Promptly fixing any problems with your wood-burning stove is essential for your personal safety. It also maximizes energy efficiency and minimizes air pollution.
Measure the existing components and purchase the necessary stovepipe, connectors and installation materials and tools.
Remove screws (or nuts and bolts) at the appliance collar, stovepipe joints and flue connection. If stainless-steel rivets were used, drill them out using a bit slightly larger than the hole in the rivet. (You may need to grasp the rivet with pliers or push against it with a screwdriver to keep it from spinning as you drill.)
When you've removed all fasteners, disassemble the connector.
If any cutting is required, open the pipe seam (if it's not already open) by pressing in on it. Use straight-cutting metal snips to make the cut. Snap the pipe back together, pressing in to engage the seam and releasing to lock it.
If any crimping is necessary, place a crimping tool over the end of the pipe and squeeze tightly. Move the tool over a jaw's width and crimp again. Repeat this procedure around the pipe (see A).
Assemble the connector and then secure all joints with self-tapping 1/4-inch (6-mm) sheet-metal screws. Use three equally spaced screws at each pipe connection, and secure the pipe to the appliance collar and flue in the same manner as the old pipe. Drill pilot holes for the screws and twist them in with a screwdriver or drill and driver.
Remove the combustor (see B). Access varies, but it's always easy. You may access it from inside or by removing a plate on the outside, and you may need a screwdriver or other hand tool.
Use a soft paintbrush or a vacuum to remove fly ash or soot. Boil a 50-50 solution of white vinegar and distilled water in a pot large enough to submerge the combustor (or pour boiling water into such a container). Reduce the heat and gently lower in the combustor to soak for 30 minutes. Loop wire or string through the combustor to form a handle. Rinse it twice for 15 minutes in clean, boiled distilled water. Wait 24 hours or dry it completely in a 300°F (150°C) oven for an hour.
Burn off any creosote. Reinstall the combustor and burn a fire at higher than normal temperatures for 30 minutes, but no higher than 1,700°F (927°C).
Combustors typically last 12,000 hours (five to six years).
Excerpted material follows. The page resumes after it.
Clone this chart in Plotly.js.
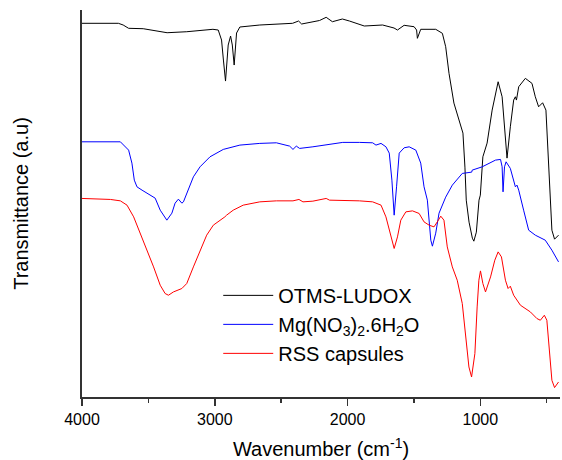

If yours is due for replacement (indicated by severe peeling of the catalyst coating, random thermal cracking or missing pieces), replace it.
Pry and scrape out the old gasket with an old screwdriver and clean the door's surface with a wire brush.
Apply a bead of high-temperature cement using a caulking gun. Embed the replacement glass-fiber door-gasket rope. Close and secure the door to allow the required curing time as directed on the label.
Have connectors and chimney flues cleaned when creosote buildup reaches 1/4 inch (6 mm), or 1/8 inch (3 mm) for creosote in a tarlike form. Many factors affect the rate of buildup. Frequent inspection and past experience is the only way to determine if cleaning needs to be done monthly, yearly or on some other schedule.
If your flue needs cleaning, call a certified chimney sweep. Chimney cleaning is a complex process that involves far more than brushing out the flue and vacuuming up the mess. Preliminary and final inspections spot problems and potentially dangerous situations, and the task requires numerous inside preparations.
You must use double-wall stainless Type L vent pipe when you can't meet the necessary clearances from combustibles for single-wall stovepipe. To prevent liquid creosote from leaking out of a connector, plan the pipe assembly so the crimped end will face downward on vertical sections.
Consult your local building department before making changes to a wood stove's installation; for example, repositioning it or changing to another type of connector. Burning creosote off a combustor can cause a fire if the chimney is dirty. Always inspect and clean the chimney before this procedure. Reinstalling and using a still-wet combustor can ruin it. Never burn trash in a woodburning stove. The corrosive by-products drastically speed the failure of stovepipe connectors, internal parts of the stove and catalytic combustors. Never remove the protective sleeve on a catalytic combustor. The ceramic combustor is very fragile once it has been used.